The Rise and Fall of the Separation of Powers

Calabresi, Steven G., Berghausen, Mark E., Albertson, Skylar | March 1, 2012

The U.S. Constitution’s separation of powers has its origins in the British idea of the desirability of a Mixed Regime where the King, the Lords, and the Commons all checked and balanced one another as the three great estates of the realm. Aristotle, Polybius, Cicero, St. Thomas Aquinas, and Machiavelli all argued that Mixed Regimes of the One, the Few, and the Many were the best forms of regimes in practice because they led to a system of checks and balances. The Enlightenment killed off the Mixed Regime idea forever because hereditary office-holding by Kings and Lords became anathema. The result was the birth of a functional separation of legislative, executive, and judicial power as an alternative system of checks and balances to the Mixed Regime.
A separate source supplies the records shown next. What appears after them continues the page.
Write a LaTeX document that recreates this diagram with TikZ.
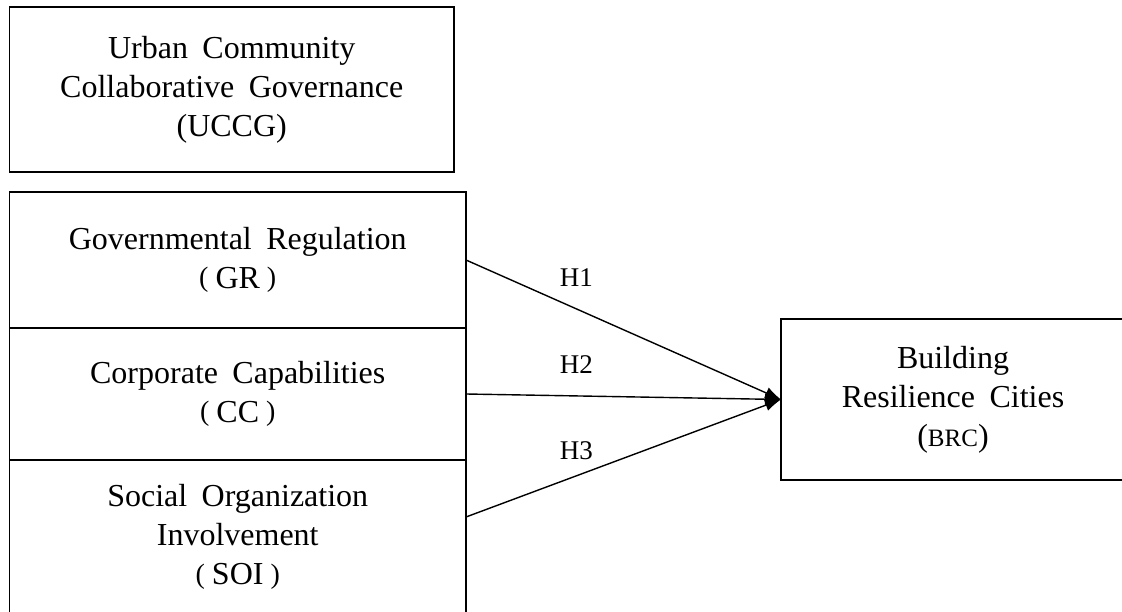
\documentclass[tikz,border=0pt]{standalone}
\usepackage{fontspec}
\setmainfont{Liberation Serif}
\usetikzlibrary{arrows.meta, positioning}

\newcommand{\boxfont}{\fontsize{32}{39}\selectfont\spaceskip 0.45em plus 0.1em\relax}
\newcommand{\lpar}{\raisebox{1.5pt}{\fontsize{28}{39}\selectfont (}\hspace{7pt}}
\newcommand{\rpar}{\hspace{7pt}\raisebox{1.5pt}{\fontsize{28}{39}\selectfont )}}

\begin{document}
\begin{tikzpicture}[x=1pt, y=-1pt]
        \tikzstyle{factor} = [rectangle, draw, line width=1.5pt, outer sep=0pt, text centered, align=center, font=\boxfont]
        \tikzstyle{hyp} = [inner sep=0pt, font=\fontsize{27}{32}\selectfont]
        \tikzstyle{effect} = [-{Latex[length=16pt, width=12pt]}, line width=1.4pt]

        \useasboundingbox (0,0) rectangle (1122,612);
        \clip (0,0) rectangle (1122,612);

        \node (uccg) [factor, minimum width=444.5pt, minimum height=165pt] at (231.75,89.5) {
            Urban Community \\
            Collaborative Governance \\
            (UCCG)
        };

        \node (gr) [factor, minimum width=456.5pt, minimum height=136pt] at (237.75,260) {
            Governmental Regulation \\
            \lpar GR\rpar
        };

        \node (cc) [factor, below=0pt of gr, minimum width=456.5pt, minimum height=132pt] {
            Corporate Capabilities \\
            \lpar CC\rpar
        };

        \node (soi) [factor, below=0pt of cc, minimum width=456.5pt, minimum height=154pt] {
            Social Organization \\
            Involvement \\
            \lpar SOI\rpar
        };

        \node (brc) [factor, minimum width=344pt, minimum height=161pt] at (953,399.5) {
            Building \\
            Resilience Cities \\
            ({\fontsize{25}{39}\selectfont BRC})
        };

        \draw [effect] (gr.east) -- node [hyp, pos=0.35, above=22pt] {H1} (brc.west);
        \draw [effect] (cc.east) -- node [hyp, pos=0.35, above=22pt] {H2} (brc.west);
        \draw [effect] ([yshift=20pt]soi.east) -- node [hyp, pos=0.35, above=15pt] {H3} (brc.west);
    \end{tikzpicture}
\end{document}
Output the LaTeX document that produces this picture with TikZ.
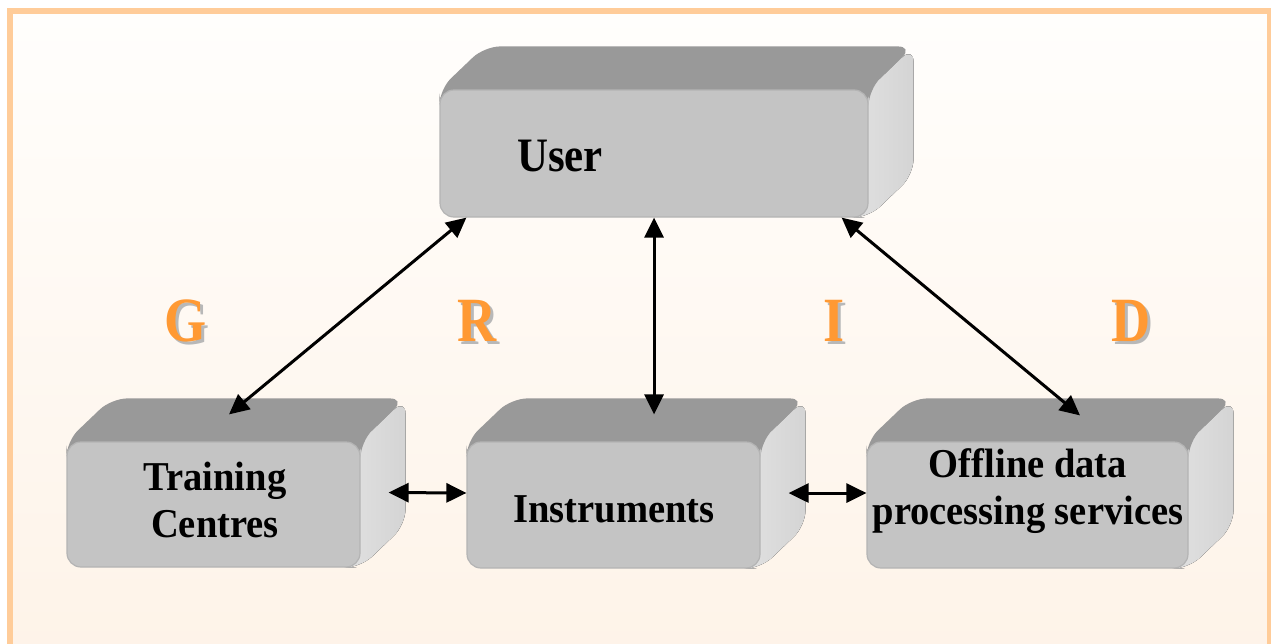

For better or worse, however, in the United States, Congress laid claim to powers that the House of Lords and the House of Commons historically had in Britain, the President laid claim to powers the King historically had in Britain, and the Supreme Court has functioned in much the same way as did the Privy Council, the Court of Star Chamber, and the House of Lords. We think these deviations from a pure functional separation of powers are constitutionally problematic in light of the Vesting Clauses of Articles I, II, and III, which confer on Congress, the President, and the courts only the legislative, executive, and judicial power. The United States badly needs a rebirth of the functional separation of powers idea.